The weird thing is that, depending on your tolerance for Wavves' 'tude to begin with, the glossy production doesn't hurt it all that much. It's still a punk album in outlook, only with the pop tendencies pushed way to the fore. And if nothing else, the loss of all the digitally crunched-up redlining makes the album an easier listen in terms of purely physiological ear fatigue (if this album and Wavvves run back-to-back in your iTunes library, watch for yourself leaning over to turn down the volume by the time King of the Beach's predecessor hits its second overcompressed song).
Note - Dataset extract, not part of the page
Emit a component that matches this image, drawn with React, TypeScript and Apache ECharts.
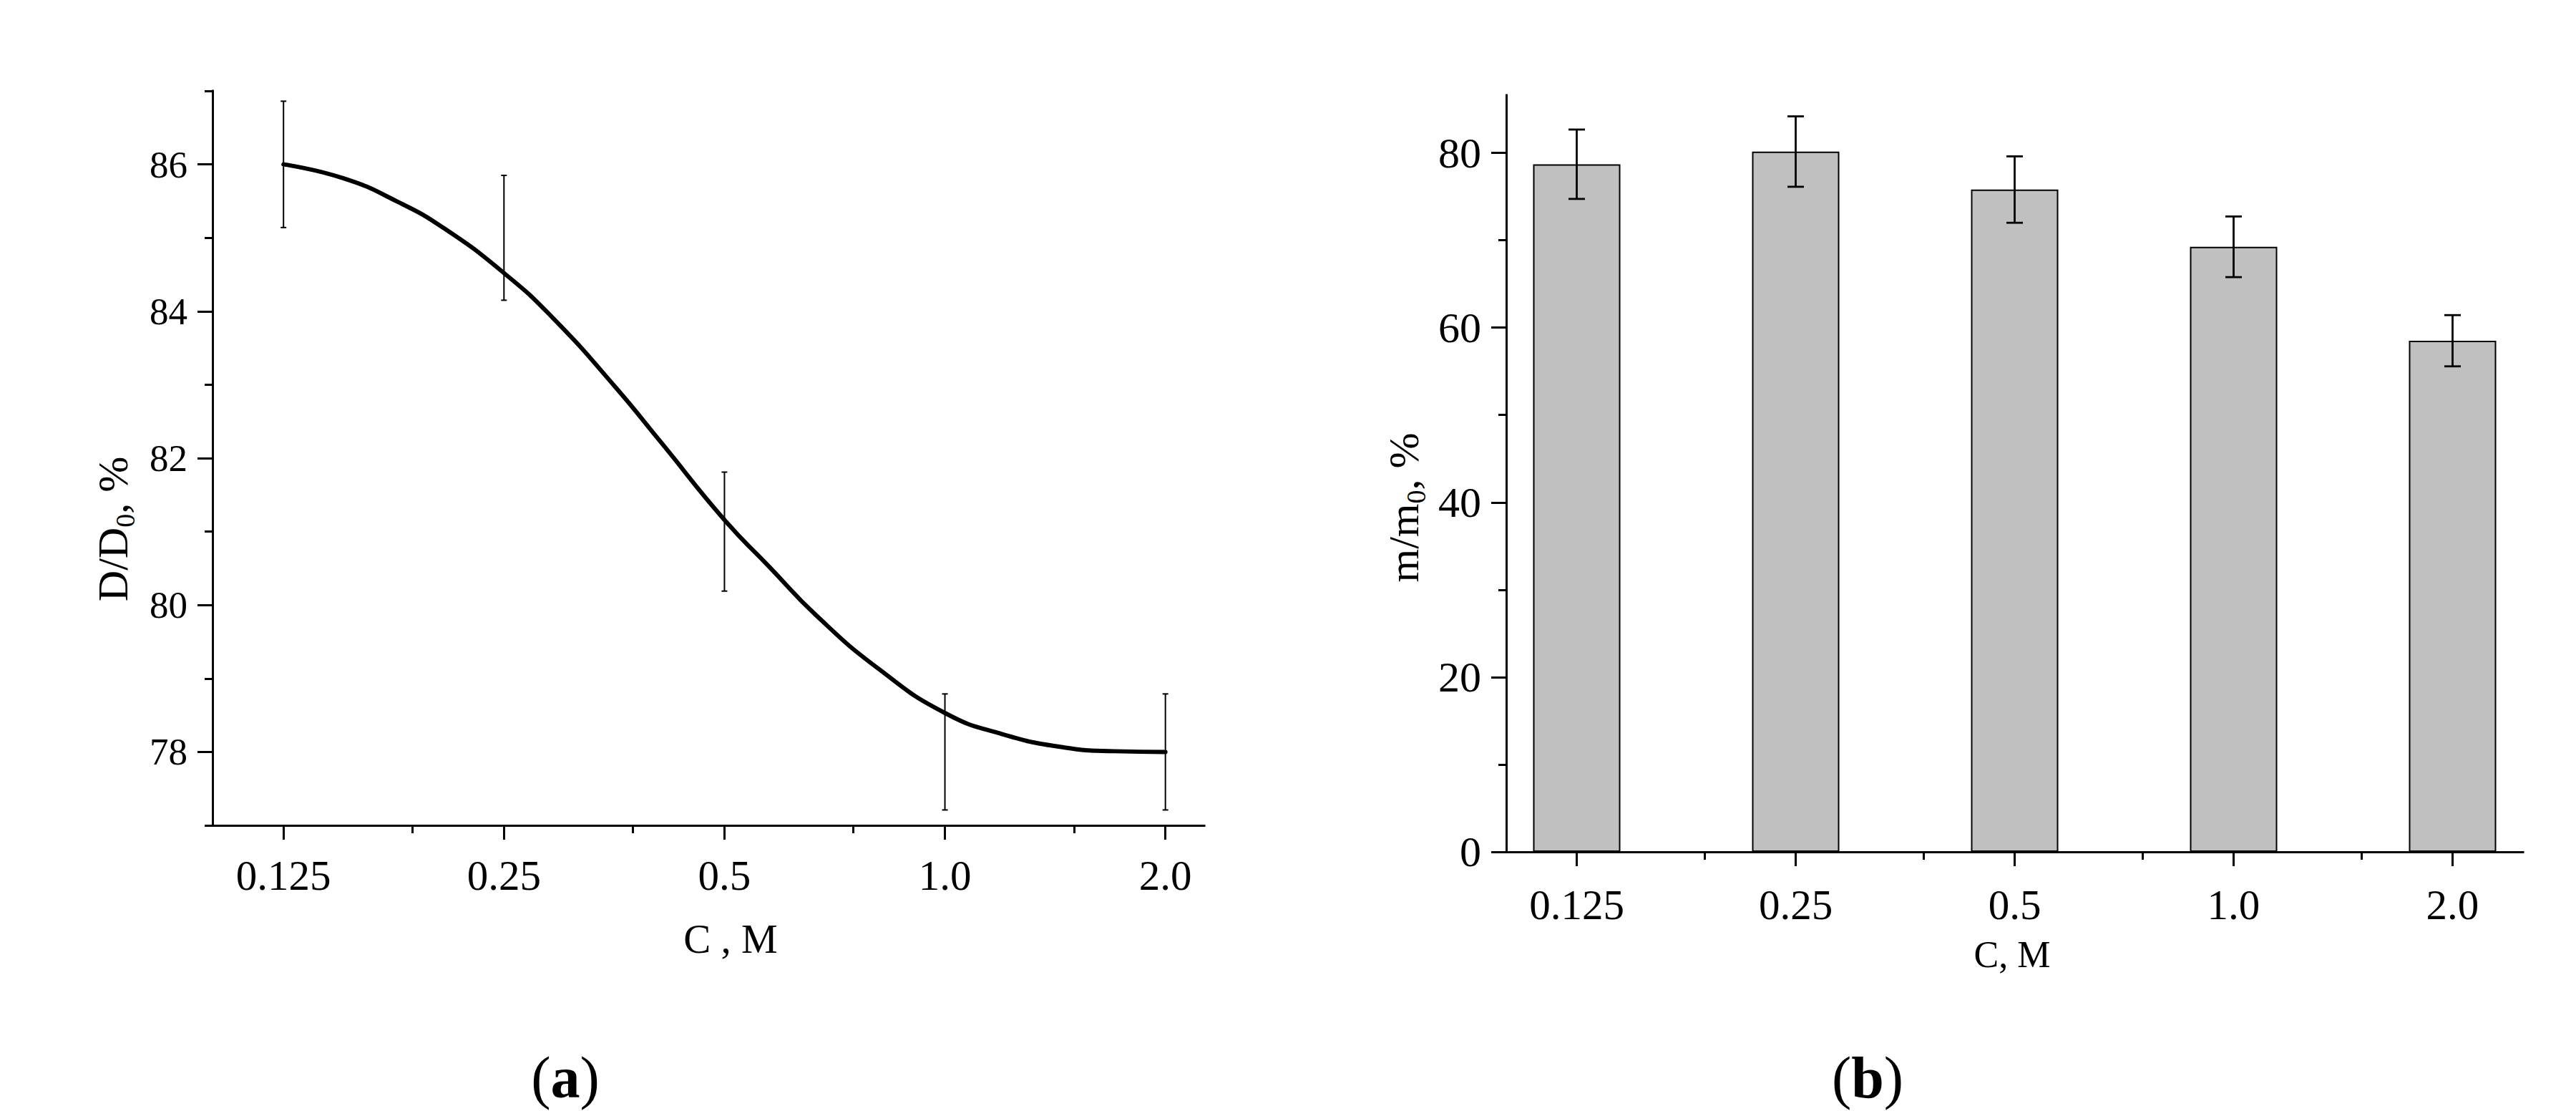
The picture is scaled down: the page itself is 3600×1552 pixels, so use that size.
import React, { useEffect, useRef } from "react";
import * as echarts from "echarts";

// ---------- data ----------
const concLabels = ["0.125", "0.25", "0.5", "1.0", "2.0"];
const concValues = [0.125, 0.25, 0.5, 1.0, 2.0];
const minorConc = [0.1875, 0.375, 0.75, 1.5];

// (a) measured points (error bars)
const dMean = [86.0, 85.0, 81.0, 78.0, 78.0];
const dErr = [0.86, 0.85, 0.81, 0.79, 0.79];
// (a) fitted curve
const curveC = [0.125, 0.151, 0.179, 0.207, 0.25, 0.2915, 0.354, 0.41, 0.5, 0.577, 0.667, 0.812, 1.0, 1.2, 1.456, 1.7, 2.0];
const curveD = [86.0, 85.81, 85.49, 85.13, 84.52, 83.91, 82.98, 82.21, 81.16, 80.51, 79.86, 79.13, 78.53, 78.24, 78.06, 78.01, 78.0];

const aMajorY = [78, 80, 82, 84, 86];
const aMinorY = [77, 79, 81, 83, 85, 87];

// (b) bars
const mValues = [78.7, 80.15, 75.8, 69.25, 58.5];
const mErr = [3.97, 4.03, 3.8, 3.47, 2.93];
const bMajorY = [0, 20, 40, 60, 80];
const bMinorY = [10, 30, 50, 70];

const FONT = '"Liberation Serif", "Times New Roman", serif';

function labelFor(v: number) {
  let best = 0;
  for (let i = 0; i < concValues.length; i++) {
    if (Math.abs(concValues[i] - v) < Math.abs(concValues[best] - v)) best = i;
  }
  return concLabels[best];
}

function errRender(capHalf: number, width: number) {
  return (params: any, api: any) => {
    const x = api.value(0);
    const lo = api.value(1);
    const hi = api.value(2);
    const pHi = api.coord([x, hi]);
    const pLo = api.coord([x, lo]);
    const style = { stroke: "#000", lineWidth: width };
    return {
      type: "group",
      children: [
        { type: "line", shape: { x1: pHi[0], y1: pHi[1], x2: pLo[0], y2: pLo[1] }, style },
        { type: "line", shape: { x1: pHi[0] - capHalf, y1: pHi[1], x2: pHi[0] + capHalf, y2: pHi[1] }, style },
        { type: "line", shape: { x1: pLo[0] - capHalf, y1: pLo[1], x2: pLo[0] + capHalf, y2: pLo[1] }, style },
      ],
    };
  };
}

const axisLine = (show: boolean) => ({
  show,
  onZero: false,
  lineStyle: { color: "#000", width: 3, cap: "square" },
});

function mainX(grid: number, max: number, margin: number) {
  return {
    type: "log",
    logBase: 2,
    gridIndex: grid,
    min: 0.1,
    max,
    axisLine: axisLine(true),
    axisTick: { show: true, customValues: concValues, length: 20, lineStyle: { color: "#000", width: 3 } },
    axisLabel: {
      show: true,
      customValues: concValues,
      formatter: (v: number) => labelFor(v),
      margin,
      fontSize: 59,
      fontFamily: FONT,
      color: "#000",
    },
    splitLine: { show: false },
    minorTick: { show: false },
  };
}

function minorX(grid: number, max: number) {
  return {
    type: "log",
    logBase: 2,
    gridIndex: grid,
    min: 0.1,
    max,
    axisLine: axisLine(false),
    axisTick: { show: true, customValues: minorConc, length: 11, lineStyle: { color: "#000", width: 3 } },
    axisLabel: { show: false },
    splitLine: { show: false },
  };
}

function mainY(grid: number, min: number, max: number, ticks: number[], fontSize: number) {
  return {
    type: "value",
    gridIndex: grid,
    min,
    max,
    axisLine: axisLine(true),
    axisTick: { show: true, customValues: ticks, length: 21, lineStyle: { color: "#000", width: 3 } },
    axisLabel: { show: true, customValues: ticks, margin: 35, fontSize, fontFamily: FONT, color: "#000" },
    splitLine: { show: false },
  };
}

function minorY(grid: number, min: number, max: number, ticks: number[]) {
  return {
    type: "value",
    gridIndex: grid,
    min,
    max,
    axisLine: axisLine(false),
    axisTick: { show: true, customValues: ticks, length: 11, lineStyle: { color: "#000", width: 3 } },
    axisLabel: { show: false },
    splitLine: { show: false },
  };
}

function rotTitle(x: number, y: number, main1: string, sub: string, main2: string) {
  return {
    type: "text",
    x,
    y,
    rotation: Math.PI / 2,
    style: {
      text: `{n|${main1}}{s|${sub}}{n|${main2}}`,
      align: "center",
      verticalAlign: "middle",
      textAlign: "center",
      textVerticalAlign: "middle",
      fill: "#000",
      rich: {
        n: { fontSize: 60, fontFamily: FONT, lineHeight: 72, fill: "#000" },
        s: { fontSize: 38, fontFamily: FONT, lineHeight: 38, verticalAlign: "bottom", fill: "#000" },
      },
    },
  };
}

function plainText(x: number, y: number, text: string, fontSize: number) {
  return {
    type: "text",
    x,
    y,
    style: {
      text,
      fontSize,
      fontFamily: FONT,
      fill: "#000",
      align: "center",
      verticalAlign: "middle",
      textAlign: "center",
      textVerticalAlign: "middle",
    },
  };
}

function panelLabel(x: number, y: number, letter: string) {
  return {
    type: "text",
    x,
    y,
    style: {
      text: `{p|(}{b|${letter}}{p|)}`,
      align: "center",
      verticalAlign: "middle",
      textAlign: "center",
      textVerticalAlign: "middle",
      fill: "#000",
      rich: {
        p: { fontSize: 82, fontFamily: FONT, fill: "#000" },
        b: { fontSize: 82, fontFamily: FONT, fontWeight: "bold", fill: "#000" },
      },
    },
  };
}

export default function App() {
  const ref = useRef<HTMLDivElement>(null);
  useEffect(() => {
    if (!ref.current) return;
    const chart = echarts.init(ref.current, undefined, { renderer: "svg" });
    const gridA = { left: 297, top: 127, width: 1386, height: 1026 };
    const gridB = { left: 2105, top: 133, width: 1421, height: 1057 };
    chart.setOption({
      animation: false,
      backgroundColor: "#fff",
      textStyle: { fontFamily: FONT },
      grid: [gridA, gridA, gridB, gridB].map((g) => ({ ...g, containLabel: false, show: false })),
      xAxis: [mainX(0, 2.26, 40), minorX(1, 2.26), mainX(2, 2.5, 44), minorX(3, 2.5)],
      yAxis: [
        mainY(0, 77, 87, aMajorY, 53),
        minorY(1, 77, 87, aMinorY),
        mainY(2, 0, 86.6, bMajorY, 60),
        minorY(3, 0, 86.6, bMinorY),
      ],
      series: [
        {
          type: "line",
          xAxisIndex: 0,
          yAxisIndex: 0,
          data: curveC.map((c, i) => [c, curveD[i]]),
          showSymbol: false,
          smooth: 0.5,
          lineStyle: { color: "#000", width: 6, cap: "round" },
          z: 3,
        },
        {
          type: "custom",
          xAxisIndex: 0,
          yAxisIndex: 0,
          data: concValues.map((c, i) => [c, dMean[i] - dErr[i], dMean[i] + dErr[i]]),
          encode: { x: 0, y: [1, 2] },
          renderItem: errRender(4, 2),
          z: 4,
        },
        {
          type: "bar",
          xAxisIndex: 2,
          yAxisIndex: 2,
          data: concValues.map((c, i) => [c, mValues[i]]),
          barWidth: 122,
          itemStyle: { color: "#c0c0c0", borderColor: "#000", borderWidth: 2 },
          z: 2,
        },
        {
          type: "custom",
          xAxisIndex: 2,
          yAxisIndex: 2,
          data: concValues.map((c, i) => [c, mValues[i] - mErr[i], mValues[i] + mErr[i]]),
          encode: { x: 0, y: [1, 2] },
          renderItem: errRender(11.5, 2.8),
          z: 4,
        },
      ],
      graphic: [
        rotTitle(158, 739, "D/D", "0", ", %"),
        rotTitle(1962, 709, "m/m", "0", ", %"),
        plainText(1021, 1311, "C , M", 57),
        plainText(2812, 1333, "C, M", 52),
        panelLabel(790, 1505, "a"),
        panelLabel(2610, 1505, "b"),
      ],
    });
    return () => chart.dispose();
  }, []);
  return (
    <div
      ref={ref}
      style={{ position: "absolute", left: 0, top: 0, width: 3600, height: 1552, background: "#fff" }}
    />
  );
}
King of the Beach starts strong with the title track and "Super Soaker," a sequence that sees the band's typically effortless hooks dressed up with big, chorused, only lightly fuzzed-up guitar bursts and discreet production flourishes (some loud/quiet/loud business on the former, some synth squiggles on the latter). "Linus Spacehead" is a halftime jam led by bass guitar (their "Come as You Are" or "Lithium" perhaps); "When Will You Come" drives yet another nail in the coffin of the Crystals' archetypal "Be My Baby" backbeat, as does a brief break on the chorus of "Baby Say Goodbye." "Take On the World" is a standout track, as catchy as anything the band has done in any iteration.

"Green Eyes" starts like a straight-up, heart-on-sleeve love song ("Green eyes, I'd run away with you") but quickly turns into something more unsure—green eyes as weed paranoia, as envious monsters. "Mickey Mouse" is an excusable foray into loopy, reverberated space that's almost "chillwave"—released well in advance of the album, it turned out to be a diversion more than a signal of Wavves' actual new direction. The clear miss here is "Convertible Balloon"; its pre-chorus, Excitebike rave-up and video-game synth organs annoy at first listen.

Wavvves' most highly evolved emotion was sneering apathy ("You see me/I don't care"). King of the Beach, if not quite living up to the campy boast of its title, at least alternates between the usual performative self-pity and some tentative glimmers of optimism and ambition. The title track is a bratty taunt: "You're never gonna stop me." "Take On the World" turns from Williams complaining, "I hate my music" to musing, hopefully if halfheartedly, "To take on the world would be something."

And what's not to be (kinda) happy about? Williams has a high-profile, lo-fi girlfriend (Bethany Cosentino of Best Coast), he's internet famous, he gets to jam with dudes from Hella and Jay Reatard's backing band. Or, as he sings on the headlong j/k of "Post Acid": "Misery... I'm just having fun with you." recommended

This story has been updated since its original publication.